▶ **WHAT YOU HAVE TO DO**
From the entries below, extract every line that includes the word "this".

▶ **PROVIDED DATA**
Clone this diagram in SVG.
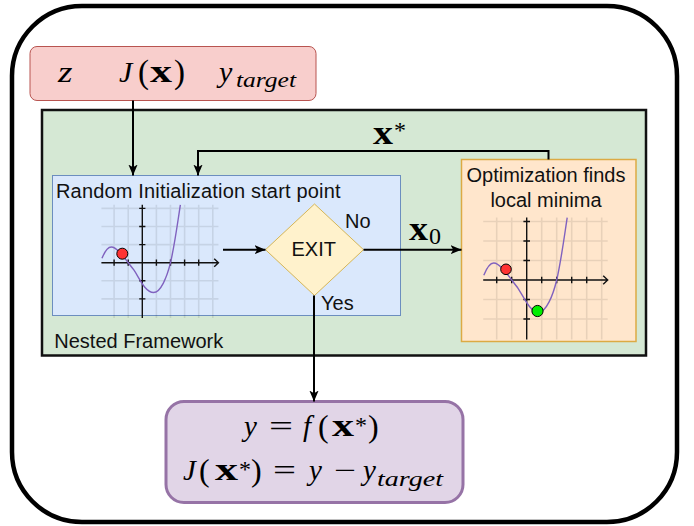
<svg xmlns="http://www.w3.org/2000/svg" xmlns:xlink="http://www.w3.org/1999/xlink" width="694" height="526" viewBox="0 0 694 526">
<style>
.sans{font-family:"Liberation Sans",Arial,sans-serif;font-size:20px;fill:#111}
.m{font-family:"Liberation Serif","Times New Roman",serif;fill:#000}
.mi{font-style:italic}
.mb{font-weight:bold}
.ln{fill:none;stroke:#000;stroke-width:2}
.grid{stroke:#000;stroke-opacity:0.09;stroke-width:1.6;vector-effect:non-scaling-stroke;fill:none}
.axis{stroke:#111;stroke-width:1.4;vector-effect:non-scaling-stroke;fill:none}
.curve{stroke:#8062bf;stroke-width:1.4;vector-effect:non-scaling-stroke;fill:none}
</style>
<defs>
<marker id="arr" viewBox="0 0 10 10" refX="10" refY="5" markerWidth="11" markerHeight="11" orient="auto" markerUnits="userSpaceOnUse">
<path d="M0,0.8 L10,5 L0,9.2 L2.5,5 Z" fill="#000"/>
</marker>
<g id="plot">
<path class="grid" d="M-2.9,3 H5.4 M-2.9,2 H5.4 M-2.9,1 H5.4 M-2.9,-1 H5.4 M-2.9,-2 H5.4 M-2,-3.05 V3.2 M-1,-3.05 V3.2 M1,-3.05 V3.2 M2,-3.05 V3.2 M3,-3.05 V3.2 M4,-3.05 V3.2 M5,-3.05 V3.2"/>
<path class="axis" d="M-2.9,0 H5.4 M5.1,0.22 L5.4,0 L5.1,-0.22 M0,-3.05 V3.2 M-2,-0.17 V0.17 M-1,-0.17 V0.17 M1,-0.17 V0.17 M2,-0.17 V0.17 M3,-0.17 V0.17 M4,-0.17 V0.17 M-0.22,3 H0.22 M-0.22,2 H0.22 M-0.22,1 H0.22 M-0.22,-1 H0.22 M-0.22,-2 H0.22"/>
<path class="curve" d="M-2.86,0.24 C-2.65,0.65 -2.45,0.87 -2.2,0.87 C-1.8,0.87 -1.3,0.3 -0.6,-0.4 C-0.2,-0.85 0.2,-1.65 0.8,-1.65 C1.3,-1.65 1.75,-0.8 2,0 C2.3,1 2.5,2.2 2.7,3.2"/>
</g>
</defs>

<g id="outer">
<rect x="12" y="6" width="665" height="516" rx="70" ry="70" fill="#fff" stroke="#000" stroke-width="4.5"/>
</g>

<g id="inputs">
<rect x="30" y="46.5" width="286" height="54" rx="7" fill="#f8cecc" stroke="#b85450" stroke-width="1"/>
<text class="m mi" x="58" y="82" font-size="30" textLength="14.5" lengthAdjust="spacingAndGlyphs">z</text>
<text class="m mi" x="119" y="82" font-size="30">J</text>
<text class="m" x="138" y="83" font-size="33">(</text>
<text class="m mb" x="150" y="82" font-size="32" textLength="22" lengthAdjust="spacingAndGlyphs">x</text>
<text class="m" x="174" y="83" font-size="33">)</text>
<text class="m mi" x="219" y="82" font-size="30">y</text>
<text class="m mi" x="236" y="87" font-size="22" textLength="60" lengthAdjust="spacingAndGlyphs">target</text>
</g>

<g id="nested-framework">
<rect x="42" y="110" width="604" height="245.5" fill="#d5e8d4" stroke="#111" stroke-width="2.5"/>
<text class="sans" x="54.3" y="347.5">Nested Framework</text>
</g>

<g id="random-init">
<rect x="52.5" y="175.5" width="348" height="140" fill="#dae8fc" stroke="#6c8ebf" stroke-width="1"/>
<text class="sans" x="56" y="197.5" textLength="284.5">Random Initialization start point</text>
<use xlink:href="#plot" href="#plot" transform="translate(142.3,262.7) scale(14.1,-18.1)"/>
<circle cx="122.3" cy="253.7" r="5.5" fill="#ff3333" stroke="#000" stroke-width="1"/>
</g>

<g id="exit">
<polygon points="314.5,204 363.5,249.7 314.5,295.5 265.5,249.7" fill="#fff2cc" stroke="#d6b656" stroke-width="1"/>
<text class="sans" x="313.7" y="256" font-size="18" text-anchor="middle">EXIT</text>
</g>

<g id="optimization">
<rect x="461.5" y="159.5" width="174.5" height="182" fill="#ffe6cc" stroke="#dcaa44" stroke-width="1.5"/>
<text class="sans" x="546" y="181.7" text-anchor="middle">Optimization finds</text>
<text class="sans" x="546" y="206.7" text-anchor="middle">local minima</text>
<use xlink:href="#plot" href="#plot" transform="translate(526.7,280) scale(15,-19.5)"/>
<circle cx="506" cy="269.3" r="5.3" fill="#ff3333" stroke="#000" stroke-width="1"/>
<circle cx="537.5" cy="311" r="5.6" fill="#00ee00" stroke="#000" stroke-width="1"/>
</g>

<g id="output">
<rect x="166" y="401.5" width="297" height="101" rx="18" ry="18" fill="#e1d5e7" stroke="#9673a6" stroke-width="3"/>
<text class="m mi" x="244" y="436" font-size="29">y</text>
<text class="m" x="269" y="436" font-size="29" textLength="24" lengthAdjust="spacingAndGlyphs">=</text>
<text class="m mi" x="303" y="436" font-size="29">f</text>
<text class="m" x="318" y="437" font-size="32">(</text>
<text class="m mb" x="332" y="436" font-size="32" textLength="22" lengthAdjust="spacingAndGlyphs">x</text>
<text class="m" x="355" y="433" font-size="24">*</text>
<text class="m" x="368" y="437" font-size="32">)</text>
<text class="m mi" x="183" y="480" font-size="29">J</text>
<text class="m" x="199" y="481" font-size="32">(</text>
<text class="m mb" x="215" y="480" font-size="32" textLength="23" lengthAdjust="spacingAndGlyphs">x</text>
<text class="m" x="239" y="477" font-size="24">*</text>
<text class="m" x="251" y="481" font-size="32">)</text>
<text class="m" x="273" y="480" font-size="29" textLength="23" lengthAdjust="spacingAndGlyphs">=</text>
<text class="m mi" x="309" y="480" font-size="29">y</text>
<text class="m" x="334" y="480" font-size="29" textLength="22" lengthAdjust="spacingAndGlyphs">−</text>
<text class="m mi" x="363" y="480" font-size="29">y</text>
<text class="m mi" x="377" y="486" font-size="21" textLength="66" lengthAdjust="spacingAndGlyphs">target</text>
</g>

<g id="connectors">
<path class="ln" d="M133,100.5 V175.5" marker-end="url(#arr)"/>
<path class="ln" d="M548.5,159.5 V151 H198 V175.5" marker-end="url(#arr)"/>
<path class="ln" d="M223,249.7 H265.5" marker-end="url(#arr)"/>
<path class="ln" d="M363.5,249.7 H461.5" marker-end="url(#arr)"/>
<path class="ln" d="M314,295.5 V401.5" marker-end="url(#arr)"/>
<text class="sans" x="345" y="228">No</text>
<text class="sans" x="321" y="310">Yes</text>
<text class="m mb" x="373" y="144" font-size="34" textLength="20" lengthAdjust="spacingAndGlyphs">x</text>
<text class="m" x="394" y="138" font-size="24">*</text>
<text class="m mb" x="409" y="239.5" font-size="34" textLength="19" lengthAdjust="spacingAndGlyphs">x</text>
<text class="m" x="429" y="243.5" font-size="24">0</text>
</g>
</svg>
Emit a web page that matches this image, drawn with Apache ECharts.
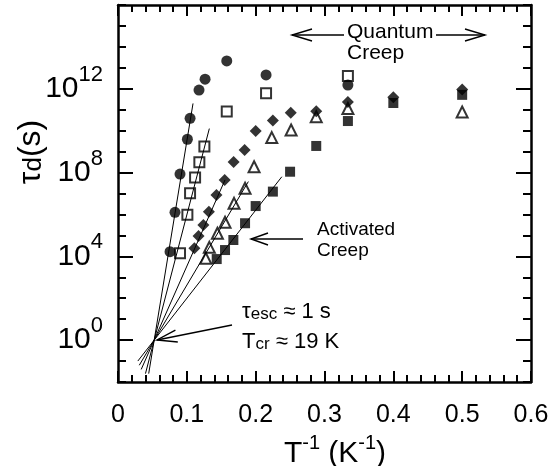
<!DOCTYPE html>
<html>
<head>
<meta charset="utf-8">
<script src="https://cdn.jsdelivr.net/npm/echarts@6/dist/echarts.min.js"></script>
<style>
html, body { margin: 0; padding: 0; background: #fff; }
#chart { width: 560px; height: 466px; }
</style>
</head>
<body>
<div id="chart"></div>
<script>
// x = 1/T (1/K), y = log10(tau_d / s)
var circleX = [0.0756, 0.0828, 0.0901, 0.1008, 0.1047, 0.1177, 0.1265, 0.158, 0.2151, 0.334];
var circleY = [4.22, 6.1, 7.93, 9.59, 10.59, 11.94, 12.46, 13.33, 12.66, 12.18];

var openSqX = [0.0901, 0.1008, 0.1047, 0.112, 0.1182, 0.1255, 0.158, 0.2151, 0.334];
var openSqY = [4.15, 5.98, 7.01, 7.76, 8.49, 9.24, 10.91, 11.79, 12.61];

var diamondX = [0.111, 0.117, 0.124, 0.132, 0.143, 0.155, 0.168, 0.184, 0.2, 0.225, 0.251, 0.288, 0.334, 0.4, 0.5];
var diamondY = [4.38, 4.97, 5.5, 6.13, 6.93, 7.65, 8.5, 9.08, 9.99, 10.48, 10.86, 10.93, 11.37, 11.59, 11.97];

var triangleX = [0.1275, 0.1327, 0.1444, 0.1555, 0.1686, 0.1846, 0.1977, 0.2234, 0.2515, 0.288, 0.334, 0.5];
var triangleY = [3.91, 4.43, 5.1, 5.63, 6.53, 7.25, 8.28, 9.67, 10.03, 10.67, 11.06, 10.89];

var squareX = [0.1434, 0.1555, 0.1676, 0.1846, 0.2, 0.225, 0.25, 0.288, 0.334, 0.4, 0.5];
var squareY = [3.87, 4.3, 4.78, 5.58, 6.4, 7.09, 8.04, 9.27, 10.46, 11.32, 11.71];

// activated-creep fits, all through T_cr = 19 K, tau_esc = 1 s
var fitX0 = [0.0446, 0.0399, 0.0337, 0.0309, 0.0288];
var fitY0 = [-1.6, -1.6, -1.4, -1.2, -1.0];
var fitX1 = [0.109, 0.1327, 0.1555, 0.1894, 0.238];
var fitY1 = [11.3, 10.1, 7.65, 7.57, 7.8];

var xTicks = [0, 0.1, 0.2, 0.3, 0.4, 0.5, 0.6];
var yLabelExp = [0, 4, 8, 12];

var font = 'Liberation Sans, Arial, Helvetica, sans-serif';

function pairs(xs, ys) {
	return xs.map(function (x, i) { return [x, ys[i]]; });
}

var myChart = echarts.init(document.getElementById('chart'));

var frame = { show: true, onZero: false, lineStyle: { color: '#000', width: 2.5 } };

function xAx(pos, showLabel) {
	return {
		type: 'value', position: pos, min: xTicks[0], max: xTicks[xTicks.length - 1], interval: 0.1,
		axisLine: frame,
		axisTick: { show: true, inside: true, length: 11, lineStyle: { color: '#000', width: 2 } },
		minorTick: { show: true, splitNumber: 5, length: 7, lineStyle: { color: '#000', width: 2 } },
		splitLine: { show: false },
		axisLabel: {
			show: showLabel, color: '#000', fontSize: 25, fontFamily: font, margin: 21,
			formatter: function (v) { return v === 0 ? '0' : v.toFixed(1); }
		}
	};
}

function yAx(pos, long, showLabel) {
	var a = {
		type: 'value', position: pos, min: -2, max: 16,
		axisLine: long ? { show: false, onZero: false } : frame,
		axisTick: { show: true, inside: true, length: long ? 15 : 8, lineStyle: { color: '#000', width: 2 } },
		splitLine: { show: false },
		axisLabel: { show: false }
	};
	if (long) {
		a.axisTick.customValues = yLabelExp;
		a.axisLabel = {
			show: showLabel, customValues: yLabelExp, margin: 15, fontFamily: font, color: '#000',
			padding: [0, 0, 10, 0],
			formatter: function (v) { return '{b|10}{s|' + v + '}'; },
			rich: {
				b: { fontSize: 30, fontFamily: font, color: '#000', lineHeight: 40, verticalAlign: 'bottom' },
				s: { fontSize: 22, fontFamily: font, color: '#000', lineHeight: 16, verticalAlign: 'top' }
			}
		};
	} else {
		a.interval = 1;
	}
	return a;
}

function markers(data, symbol, size, open) {
	return {
		type: 'scatter', data: data, symbol: symbol, symbolSize: size,
		xAxisIndex: 0, yAxisIndex: 0, z: 5, silent: true,
		itemStyle: open ? { color: 'rgba(0,0,0,0)', borderColor: '#000', borderWidth: 2 } : { color: '#000' }
	};
}

var series = [];
for (var i = 0; i < fitX0.length; i++) {
	series.push({
		type: 'line', data: [[fitX0[i], fitY0[i]], [fitX1[i], fitY1[i]]],
		showSymbol: false, silent: true, z: 2,
		lineStyle: { color: '#000', width: 1 }
	});
}
series.push(markers(pairs(circleX, circleY), 'circle', 11, false));
series.push(markers(pairs(openSqX, openSqY), 'rect', 10, true));
series.push(markers(pairs(diamondX, diamondY), 'diamond', 12, false));
series.push(markers(pairs(triangleX, triangleY), 'triangle', 11, true));
series.push(markers(pairs(squareX, squareY), 'rect', 10, false));

function line(pts) {
	return { type: 'polyline', silent: true, shape: { points: pts }, style: { stroke: '#000', lineWidth: 1.4, fill: null } };
}
function label(x, y, text, size, rich) {
	return {
		type: 'text', x: x, y: y, silent: true,
		style: { text: text, fill: '#000', fontSize: size, fontFamily: font, align: 'left', verticalAlign: 'middle', rich: rich }
	};
}

var subRich = {
	t: { fontSize: 22, fontFamily: font, color: '#000', lineHeight: 26, verticalAlign: 'bottom' },
	b: { fontSize: 17, fontFamily: font, color: '#000', lineHeight: 8, verticalAlign: 'bottom' }
};

myChart.setOption({
	animation: false,
	backgroundColor: '#fff',
	grid: { left: 118, right: 29, top: 5, bottom: 84, containLabel: false, outerBoundsMode: 'none' },
	xAxis: [xAx('bottom', true), xAx('top', false)],
	yAxis: [yAx('left', false, false), yAx('right', false, false), yAx('left', true, true), yAx('right', true, false)],
	series: series,
	graphic: [
		// Quantum creep double arrow
		line([[292, 35], [344, 35]]),
		line([[312, 29], [292, 35], [312, 41]]),
		line([[436, 35], [485, 35]]),
		line([[465, 29], [485, 35], [465, 41]]),
		label(347, 32, 'Quantum', 21),
		label(347, 53, 'Creep', 21),
		// activated creep
		line([[251, 239], [303, 239]]),
		line([[268, 233], [251, 239], [268, 245]]),
		label(317, 230, 'Activated', 19),
		label(317, 251, 'Creep', 19),
		// crossing point
		line([[157, 340], [232, 325]]),
		line([[175.4, 330.2], [157, 340], [177.8, 342]]),
		label(242, 310, '{t|τ}{b|esc}{t| ≈ 1 s}', 22, subRich),
		label(242, 340, '{t|T}{b|cr}{t| ≈ 19 K}', 22, subRich),
		// axis names
		{
			type: 'text', x: 335, y: 451, silent: true,
			style: {
				text: '{a|T}{s|-1}{a| (K}{s|-1}{a|)}', align: 'center', verticalAlign: 'middle',
				rich: {
					a: { fontSize: 30, fontFamily: font, color: '#000', lineHeight: 36, verticalAlign: 'bottom' },
					s: { fontSize: 20, fontFamily: font, color: '#000', lineHeight: 18, verticalAlign: 'top' }
				}
			}
		},
		{
			type: 'text', x: 27, y: 152, rotation: Math.PI / 2, silent: true,
			style: {
				text: '{a|τ}{d|d}{a|(s)}', align: 'center', verticalAlign: 'middle',
				rich: {
					a: { fontSize: 32, fontFamily: font, color: '#000', lineHeight: 40, verticalAlign: 'bottom' },
					d: { fontSize: 26, fontFamily: font, color: '#000', lineHeight: 10, verticalAlign: 'bottom' }
				}
			}
		}
	]
});

window.addEventListener('resize', function () {
	myChart.resize();
});
</script>
</body>
</html>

▶ **REPLY TO THE EXERCISE**
Clone this diagram in SVG.
Emit a web page that matches this image, drawn with Apache ECharts.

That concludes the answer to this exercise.